Che's obsession with collectivist control led him to collaborate on the formation of the security apparatus that was set up to subjugate 6.5 million Cubans. In early 1959, a series of secret meetings took place in Tarara, near Havana, at the mansion to which Che temporarily withdrew to recover from an illness. That is where the top leaders, including Castro, designed the Cuban police state. Guevara himself took charge of G-6, the body tasked with the ideological indoctrination of the armed forces. The U.S.-backed Bay of Pigs invasion in April 1961 became the perfect occasion to consolidate the new police state, with the rounding up of tens of thousands of Cubans and a new series of executions.

In the beginning, the revolution mobilized volunteers to build schools and to work in ports, plantations, and factories. But it was not long before volunteer work became less voluntary: The first forced labour camp, Guanahacabibes, was set up in western Cuba at the end of 1960. This is how Che explained the function performed by this method of confinement: "[We] only send to Guanahacabibes those doubtful cases where we are not sure people should go to jail ... people who have committed crimes against revolutionary morals, to a lesser or greater degree."

The herbal tea is a nice postmodern touch.


Posted by Peter Burnet at September 20, 2005 6:12 AM
Comments

Touche.

Posted by: Barry Meislin at September 20, 2005 7:01 AM

This article was excellent. I confront every kid I see with a Che Guevera shirt to tell them about this kind of stuff.

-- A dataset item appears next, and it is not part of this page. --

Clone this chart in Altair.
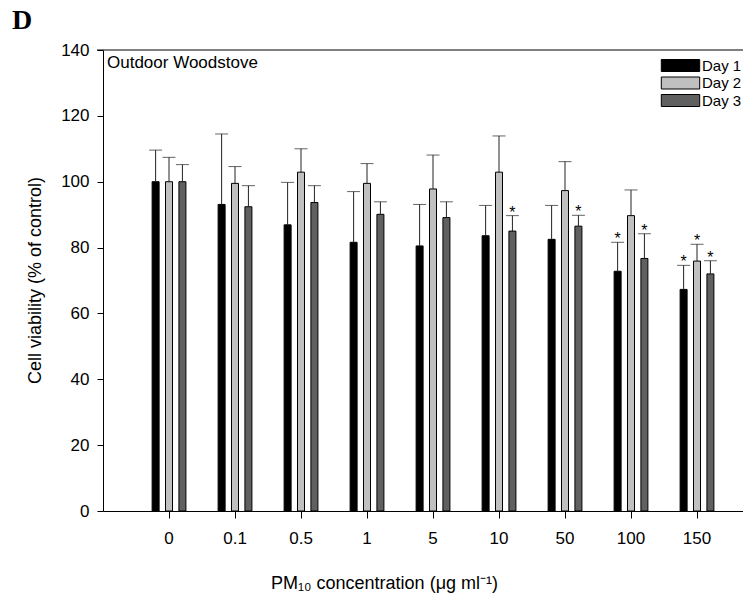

Posted by: Rick Perlstein at September 20, 2005 1:08 PM

Back in college the student GLBT (gay, lesbian, bi, trans) group would occasionally have day long rallies in the quad at one of which I noticed the group leader wearing a "che" shirt. I passed about an hour later and noticed that she had changed into a different shirt. Presumably someone had educated her on Che's feelings toward homosexuals.

Posted by: Shelton at September 20, 2005 1:20 PM

Shelton's post seems to confirm a suspicion I harbor - that people wearing Che's image might do as a public-approved symbol of rebellion and may not have any idea who this dork is. Consider this: you don't see any T-shirts with the head of Castro, Stalin, Mao, etc. in the familiar Che graphics ... because wearing such would instantly mark the wearer as a tool. People identify with Che and not those old fogeys, I guess because to them he represents the ideal, and not the reality, of communism. This despite the fact that the reality of Che is no bed of roses, as many have already remarked.

Posted by: John Barrett Jr. at September 20, 2005 1:55 PM

There is only one kind of good Communist, for which description Che Guevara qualified in 1967.

Posted by: Lou Gots at September 20, 2005 2:13 PM

So it's okay to be seen wearing the picture of a mass murderer, but not Someone Who Hated Homosexuals. Gotta love the priorities of non-judgementalist Left.

Posted by: Raoul Ortega at September 20, 2005 2:41 PM

Go to a lefist political rally nowadays and you'll see plenty of pictures of Hitler and plenty of people brandishing swastikas.

Posted by: Shelton at September 20, 2005 3:45 PM

The pity of it all is that Pol Pot is so damned unphotogenic.

Posted by: Barry Meislin at September 21, 2005 7:34 AM

1) Raoul, he was a mass murder of homosexuals.

2) Shelton logic: go to an alcoholics anonymous meeting and you'll hear plenty of people talking about alcohol.

Posted by: Rick Persltein at September 22, 2005 4:18 AM

So if he'd just excluded homosexuals from his mass murders, then it would be okay to wear his image.